Which is fine, so far as it goes; Castle is hang-out television, a chance to unwind for an hour at the end of a long hard day, spending a little quality time with Nathan Fillion. The shock of the season finale is that the show decided to go for hard seriousness, with a humorless hour of bloody killings, explosions, and exposition about the vast conspiracy that has been slowly developing surrounding the death of Beckett's mother, which has turned into Castle's big tease, like the mysterious serial killers with catchy handles (Jack of All Trades, Red John) who have danced at the edges of entire seasons of shows such as CSI, Profiler, and The Mentalist. The most striking thing about the episode was that its straight-faced tone and dour, paranoid conspiracy plot served to all but write Castle himself out of the show. The lightest moment came early on, when Fillion was flashing a copy of a new comic book based on one of his novels, and it wasn't really a joke but a product placement: the actual comic—actually, a hardcover "graphic novel" co-written by Brian Michael Bendis and Kelly Sue DeConnick, hits stores September 28. But for the length of this episode, at least, the show should have been called Beckett, which would have also had the virtue of tipping viewers who know their literary references off as to how cheerful it was going to be.

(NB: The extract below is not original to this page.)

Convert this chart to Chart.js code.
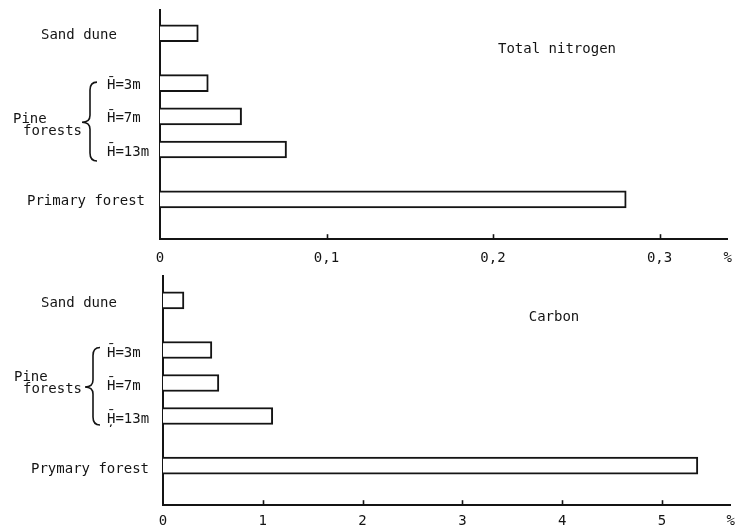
<!DOCTYPE html>
<html>
<head>
<meta charset="utf-8">
<script src="https://cdn.jsdelivr.net/npm/chart.js@4.4.1/dist/chart.umd.min.js"></script>
<style>
  html, body { margin: 0; padding: 0; background: #fff; overflow: hidden; width: 743px; height: 529px; }
  canvas.panel { position: absolute; left: 0; }
</style>
</head>
<body>
<canvas id="nitrogen" class="panel" style="top:0px" width="743" height="278"></canvas>
<canvas id="carbon" class="panel" style="top:266px" width="743" height="272"></canvas>
<script>
// ---- data ----
const nitrogenLabels = ['Sand dune', 'H\u0304=3m', 'H\u0304=7m', 'H\u0304=13m', 'Primary forest'];
const nitrogenValues = [0.023, 0.029, 0.049, 0.076, 0.280];
const nitrogenTicks  = [0, 0.1, 0.2, 0.3];

const carbonLabels = ['Sand dune', 'H\u0304=3m', 'H\u0304=7m', 'H\u0304\u0326=13m', 'Prymary forest'];
const carbonValues = [0.21, 0.49, 0.56, 1.10, 5.36];
const carbonTicks  = [0, 1, 2, 3, 4, 5];

const groupLabel = ['Pine', 'forests'];
const unitLabel  = '%';

// ---- layout ----
// Row slots on the (reversed) linear index axis; pine stands sit closer together.
const ROW_SLOTS = [0, 1.5, 2.5, 3.5, 5];
const PINE_ROWS = [1, 2, 3];
const FONT_FAMILY = '"DejaVu Sans Mono", "Liberation Mono", monospace';
const INK = '#141414';

const nitrogenLayout = {
  title: 'Total nitrogen', titleX: 557, titleY: 53,
  axisMax: 0.341, padLeft: 160, padRight: 15, tickPad: 11, yMin: -0.7, yMax: 6.2,
  labelX: [41, 107, 107, 107, 27], labelDy: 6,
  brace: { xl: 82, xm: 90, xr: 97, top: -1, tip: 6, bottom: 11.5 },
  groupX: [13, 23], groupDy: [7, 19]
};
const carbonLayout = {
  title: 'Carbon', titleX: 554, titleY: 55,
  axisMax: 5.69, padLeft: 163, padRight: 11, tickPad: 8, yMin: -0.74, yMax: 6.2,
  labelX: [41, 107, 107, 107, 31], labelDy: 7,
  brace: { xl: 85, xm: 93, xr: 100, top: -2.5, tip: 4, bottom: 9 },
  groupX: [14, 23], groupDy: [-2, 10]
};

function formatTick(v, max) {
  if (v === max) return unitLabel;
  return String(v).replace('.', ',');
}

function drawBrace(ctx, b, yTop, yTip, yBot) {
  ctx.beginPath();
  ctx.moveTo(b.xr, yTop);
  ctx.quadraticCurveTo(b.xm, yTop, b.xm, yTop + 8);
  ctx.lineTo(b.xm, yTip - 7);
  ctx.quadraticCurveTo(b.xm, yTip, b.xl, yTip);
  ctx.quadraticCurveTo(b.xm, yTip, b.xm, yTip + 7);
  ctx.lineTo(b.xm, yBot - 8);
  ctx.quadraticCurveTo(b.xm, yBot, b.xr, yBot);
  ctx.stroke();
}

// Row labels, the pine-forest brace, inward tick marks and the panel title.
function makeDecor(layout, labels, ticks) {
  return {
    id: 'panelDecor',
    afterDraw(chart) {
      const ctx = chart.ctx;
      const xs = chart.scales.x, ys = chart.scales.y;
      const area = chart.chartArea;
      const rowY = i => ys.getPixelForValue(ROW_SLOTS[i]);
      ctx.save();
      ctx.fillStyle = INK;
      ctx.strokeStyle = INK;
      ctx.font = '14px ' + FONT_FAMILY;
      ctx.textBaseline = 'alphabetic';
      ctx.textAlign = 'left';

      labels.forEach((txt, i) => {
        ctx.fillText(txt, layout.labelX[i], rowY(i) + layout.labelDy);
      });

      const mid = PINE_ROWS[1];
      groupLabel.forEach((txt, k) => {
        ctx.fillText(txt, layout.groupX[k], rowY(mid) + layout.groupDy[k]);
      });

      ctx.lineWidth = 1.6;
      drawBrace(ctx, layout.brace,
        rowY(PINE_ROWS[0]) + layout.brace.top,
        rowY(mid) + layout.brace.tip,
        rowY(PINE_ROWS[2]) + layout.brace.bottom);

      // tick marks point up into the plot
      ctx.lineWidth = 1.6;
      ticks.forEach(v => {
        if (v === 0) return;
        const px = Math.round(xs.getPixelForValue(v)) + 0.5;
        ctx.beginPath();
        ctx.moveTo(px, area.bottom);
        ctx.lineTo(px, area.bottom - 5);
        ctx.stroke();
      });

      ctx.textAlign = 'center';
      ctx.fillText(layout.title, layout.titleX, layout.titleY);
      ctx.restore();
    }
  };
}

function makePanel(canvasId, labels, values, ticks, layout) {
  const max = layout.axisMax;
  return new Chart(document.getElementById(canvasId), {
    type: 'bar',
    data: {
      datasets: [{
        data: values.map((v, i) => ({ x: v, y: ROW_SLOTS[i] })),
        backgroundColor: '#ffffff',
        borderColor: INK,
        borderWidth: 2,
        borderSkipped: 'start',
        barThickness: 17
      }]
    },
    options: {
      indexAxis: 'y',
      responsive: false,
      animation: false,
      events: [],
      layout: { padding: { left: layout.padLeft, right: layout.padRight, top: 10, bottom: 0 } },
      plugins: { legend: { display: false }, tooltip: { enabled: false } },
      scales: {
        x: {
          type: 'linear',
          position: 'bottom',
          min: 0,
          max: max,
          grid: { display: false, drawTicks: false },
          border: { display: true, color: INK, width: 2 },
          afterBuildTicks: s => { s.ticks = ticks.concat([max]).map(v => ({ value: v })); },
          ticks: {
            autoSkip: false,
            maxRotation: 0,
            padding: layout.tickPad,
            color: INK,
            font: { family: FONT_FAMILY, size: 14 },
            callback: v => formatTick(v, max)
          }
        },
        y: {
          type: 'linear',
          position: 'left',
          reverse: true,
          offset: false,
          min: layout.yMin,
          max: layout.yMax,
          grid: { display: false, drawTicks: false },
          border: { display: true, color: INK, width: 2 },
          ticks: { display: false }
        }
      }
    },
    plugins: [makeDecor(layout, labels, ticks)]
  });
}

makePanel('nitrogen', nitrogenLabels, nitrogenValues, nitrogenTicks, nitrogenLayout);
makePanel('carbon', carbonLabels, carbonValues, carbonTicks, carbonLayout);
</script>
</body>
</html>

Fillion didn't disappear entirely from the action. He had a scene where Castle's knowledge of that primitive instrument the typewriter came in handy for the case at hand, and at the climax, Beckett's boss, Captain Montgomery, suddenly called him in out of the shadows, as if he were a dog, to protect Beckett while the good Captain was getting himself killed over her. Turns out that Cap was part of the conspiracy and could take credit for the fact that the huge network of master assassins that seemed to be involved hadn't taken her out ages ago. Those who'd picked up signals from the media atmosphere that there would be big revelations coming down in this episode, and who hoped that they'd be related instead to Castle and Beckett confessing tender feelings about each other or at least knocking boots, were fated to be disappointed.

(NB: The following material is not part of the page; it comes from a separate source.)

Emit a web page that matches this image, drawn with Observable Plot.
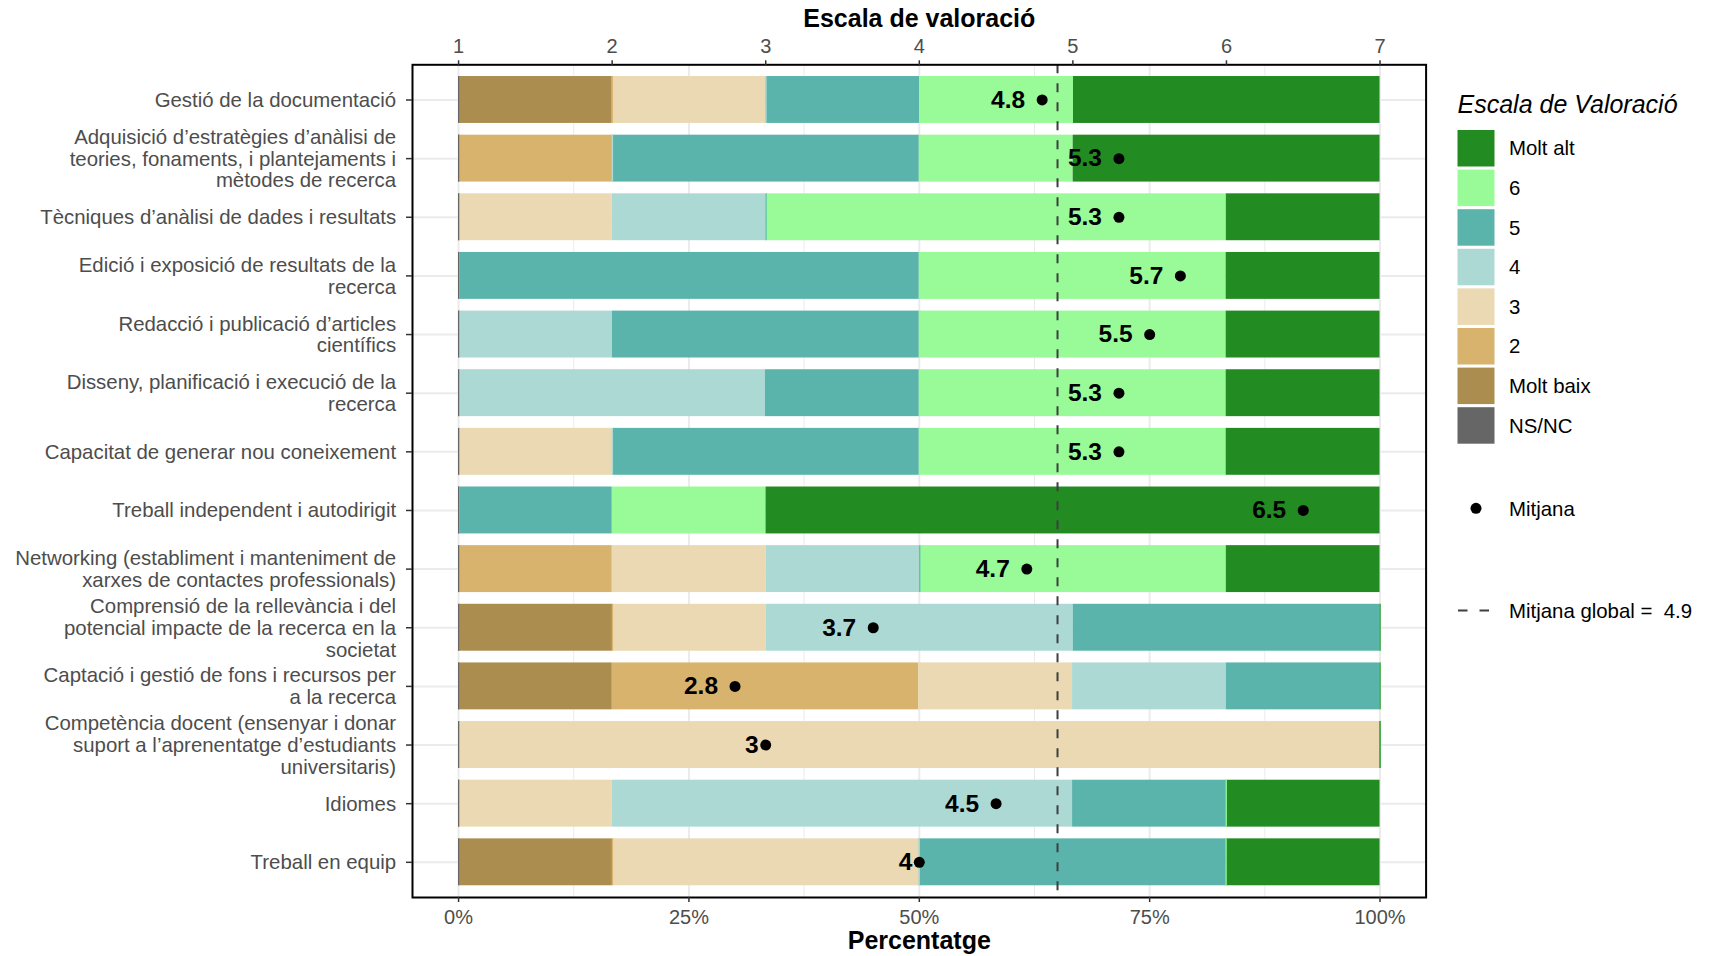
<!DOCTYPE html>
<html><head><meta charset="utf-8">
<script src="https://cdn.jsdelivr.net/npm/d3@7"></script>
<script src="https://cdn.jsdelivr.net/npm/@observablehq/plot@0.6"></script>
<style>
body{margin:0;background:#fff;}
#chart{position:relative;width:1709px;height:956px;font-family:"Liberation Sans",Arial,sans-serif;}
#chart svg{position:absolute;left:0;top:0;}
</style></head><body><div id="chart"></div>
<script>
const categories = [
  "Gestió de la documentació",
  "Adquisició d’estratègies d’anàlisi de\nteories, fonaments, i plantejaments i\nmètodes de recerca",
  "Tècniques d’anàlisi de dades i resultats",
  "Edició i exposició de resultats de la\nrecerca",
  "Redacció i publicació d’articles\ncientífics",
  "Disseny, planificació i execució de la\nrecerca",
  "Capacitat de generar nou coneixement",
  "Treball independent i autodirigit",
  "Networking (establiment i manteniment de\nxarxes de contactes professionals)",
  "Comprensió de la rellevància i del\npotencial impacte de la recerca en la\nsocietat",
  "Captació i gestió de fons i recursos per\na la recerca",
  "Competència docent (ensenyar i donar\nsuport a l’aprenentatge d’estudiants\nuniversitaris)",
  "Idiomes",
  "Treball en equip"
];
const levels = ["NS/NC", "Molt baix", "2", "3", "4", "5", "6", "Molt alt"];
const levelColors = ["#666666", "#AB8D50", "#D8B36D", "#EAD9B2", "#ADD9D5", "#5AB4AC", "#98FB98", "#228B22"];

// Percentage of answers per level (one value per category)
const pctNSNC     = [0, 0, 0, 0, 0, 0, 0, 0, 0, 0, 0, 0, 0, 0];
const pctMoltBaix = [16.7, 0, 0, 0, 0, 0, 0, 0, 0, 16.7, 16.7, 0, 0, 16.7];
const pct2        = [0, 16.7, 0, 0, 0, 0, 0, 0, 16.7, 0, 33.3, 0, 0, 0];
const pct3        = [16.7, 0, 16.7, 0, 0, 0, 16.7, 0, 16.7, 16.7, 16.7, 100, 16.7, 33.3];
const pct4        = [0, 0, 16.7, 0, 16.7, 33.3, 0, 0, 16.7, 33.3, 16.7, 0, 50, 0];
const pct5        = [16.7, 33.3, 0, 50, 33.3, 16.7, 33.3, 16.7, 0, 33.3, 16.7, 0, 16.7, 33.3];
const pct6        = [16.7, 16.7, 50, 33.3, 33.3, 33.3, 33.3, 16.7, 33.3, 0, 0, 0, 0, 0];
const pctMoltAlt  = [33.3, 33.3, 16.7, 16.7, 16.7, 16.7, 16.7, 66.7, 16.7, 0, 0, 0, 16.7, 16.7];

const means = [4.8, 5.3, 5.3, 5.7, 5.5, 5.3, 5.3, 6.5, 4.7, 3.7, 2.8, 3, 4.5, 4];
const globalMean = 4.9;

const scaleTicks = [1, 2, 3, 4, 5, 6, 7];
const pctTicks = [0, 25, 50, 75, 100];
const pctMinorTicks = [12.5, 37.5, 62.5, 87.5];

// ---- build tables
const pctByLevel = [pctNSNC, pctMoltBaix, pct2, pct3, pct4, pct5, pct6, pctMoltAlt];
const rows = [];
categories.forEach((cat, i) => {
  levels.forEach((lev, j) => rows.push({cat, level: lev, pct: pctByLevel[j][i]}));
});
const colorOf = Object.fromEntries(levels.map((l, j) => [l, levelColors[j]]));
const meanRows = categories.map((cat, i) => ({cat, mean: means[i]}));
const nsncRows = categories.map((cat, i) => ({cat, pct: pctNSNC[i]}));
const toX = v => (v - 1) / 6;

const FONT = '"Liberation Sans", Arial, sans-serif';
const gridColor = "#EBEBEB";

const plot = Plot.plot({
  width: 1709,
  height: 956,
  marginLeft: 412,
  marginRight: 283.4,
  marginTop: 64.3,
  marginBottom: 59,
  style: {fontFamily: FONT, fontSize: "20px", background: "white", overflow: "visible"},
  x: {domain: [-0.05, 1.05]},
  y: {domain: categories, padding: 0.2, round: false},
  color: {domain: levels, range: levelColors},
  marks: [
    Plot.gridX(pctMinorTicks.map(d => d / 100), {stroke: gridColor, strokeOpacity: 1, strokeWidth: 1}),
    Plot.gridX(pctTicks.map(d => d / 100), {stroke: gridColor, strokeOpacity: 1, strokeWidth: 2}),
    Plot.gridY({stroke: gridColor, strokeOpacity: 1, strokeWidth: 2}),
    Plot.barX(rows, Plot.stackX({x: "pct", y: "cat", fill: "level", offset: "normalize"})),
    Plot.tickX(rows, Plot.stackX1({
      x: "pct", y: "cat", z: "level", offset: "normalize",
      stroke: d => (d.pct === 0 && d.level !== "NS/NC") ? colorOf[d.level] : "none",
      strokeWidth: 1.2
    })),
    Plot.tickX(nsncRows, {x: 0, y: "cat", stroke: colorOf["NS/NC"], strokeWidth: 1.2}),
    Plot.ruleX([globalMean], {x: toX, stroke: "#3F3F3F", strokeWidth: 2, strokeDasharray: "9,10"}),
    Plot.dot(meanRows, {x: d => toX(d.mean), y: "cat", r: 5.5, fill: "black"}),
    Plot.text(meanRows, {
      filter: d => String(d.mean).length > 1,
      x: d => toX(d.mean), y: "cat", text: d => String(d.mean),
      textAnchor: "end", dx: -17, fontSize: 24.5, fontWeight: "bold", fill: "black"
    }),
    Plot.text(meanRows, {
      filter: d => String(d.mean).length === 1,
      x: d => toX(d.mean), y: "cat", text: d => String(d.mean),
      textAnchor: "end", dx: -7, fontSize: 24.5, fontWeight: "bold", fill: "black"
    }),
    Plot.frame({stroke: "black", strokeWidth: 2}),
    Plot.axisX(pctTicks.map(d => d / 100), {
      anchor: "bottom", label: null, tickSize: 5, tickPadding: 7,
      tickFormat: d => `${Math.round(d * 100)}%`,
      fontSize: 20, fill: "#4D4D4D", stroke: "#333333", strokeWidth: 1.5
    }),
    Plot.axisX(scaleTicks.map(toX), {
      anchor: "top", label: null, tickSize: 5, tickPadding: 7,
      tickFormat: d => String(Math.round(d * 6 + 1)),
      fontSize: 20, fill: "#4D4D4D", stroke: "#333333", strokeWidth: 1.5
    }),
    Plot.axisY({
      label: null, tickSize: 6, tickFormat: () => "",
      stroke: "#333333", strokeWidth: 1.5
    }),
    Plot.text(categories, {
      y: d => d, text: d => d, frameAnchor: "left", textAnchor: "end",
      dx: -16.4, fontSize: 20.4, lineHeight: 1.07, fill: "#4D4D4D"
    }),
    Plot.text(["Escala de valoració"], {
      text: d => d, frameAnchor: "top", lineAnchor: "bottom", dy: -37.6,
      fontSize: 25, fontWeight: "bold", fill: "black"
    }),
    Plot.text(["Percentatge"], {
      text: d => d, frameAnchor: "bottom", lineAnchor: "bottom", dy: 51.3,
      fontSize: 25, fontWeight: "bold", fill: "black"
    })
  ]
});
document.getElementById("chart").appendChild(plot);

// ---- legend
const legendLevels = levels.slice().reverse();
const leg = d3.select("#chart").append("svg")
  .attr("width", 1709).attr("height", 956)
  .style("font-family", FONT)
  .style("pointer-events", "none");
const LX = 1457.5, KW = 37, KH = 36.5, KY0 = 130, KSTEP = 39.6, TX = 1509;
leg.append("text").attr("x", LX).attr("y", 113.3)
  .attr("font-size", 25).attr("font-style", "italic").attr("fill", "#000")
  .text("Escala de Valoració");
legendLevels.forEach((l, i) => {
  const y = KY0 + i * KSTEP;
  leg.append("rect").attr("x", LX).attr("y", y).attr("width", KW).attr("height", KH)
    .attr("fill", colorOf[l]);
  leg.append("text").attr("x", TX).attr("y", y + KH / 2 + 7.2)
    .attr("font-size", 20.4).attr("fill", "#000").text(l);
});
leg.append("circle").attr("cx", 1476).attr("cy", 508.3).attr("r", 5.5).attr("fill", "#000");
leg.append("text").attr("x", TX).attr("y", 508.3 + 7.2)
  .attr("font-size", 20.4).attr("fill", "#000").text("Mitjana");
leg.append("line").attr("x1", 1458).attr("x2", 1495).attr("y1", 610.5).attr("y2", 610.5)
  .attr("stroke", "#3F3F3F").attr("stroke-width", 2).attr("stroke-dasharray", "9.5,12");
leg.append("text").attr("x", TX).attr("y", 610.5 + 7.2)
  .attr("font-size", 20.4).attr("fill", "#000").style("white-space", "pre")
  .text(`Mitjana global =  ${globalMean}`);
</script>
</body></html>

Trying to reach out to Beckett, Castle tells her, "I'm your partner. I'm your friend." "Is that what we are?" Beckett says, her glower firmly in place. Fillion, looking absolutely  miserable, replies: "I don't know what we are. We kiss, and then we never talk about it. we nearly die, frozen, in each other's arms, and then we never talk about it. So, no, I've got no clue what we are." This episode left you with the feeling that the people who work on Castle have no clue what they are, either. Since this was their big finish to the season, it must reflect some version of their idea of the show at its best, but what can it mean that this version of the show can barely accommodate its own hero, and can't allow him to demonstrate any of the qualities that are the strongest temptation the show usually provides to get anyone to tune in? At the end, Castle is last seen, still looking distressed and sleep-deprived, sprawled across Beckett's body, after she's hit the dirt after being seen through the scope of an assassin's rifle. This is actually the opposite of a cliffhanger, since the point of a cliffhanger is to make you want to see what happens next.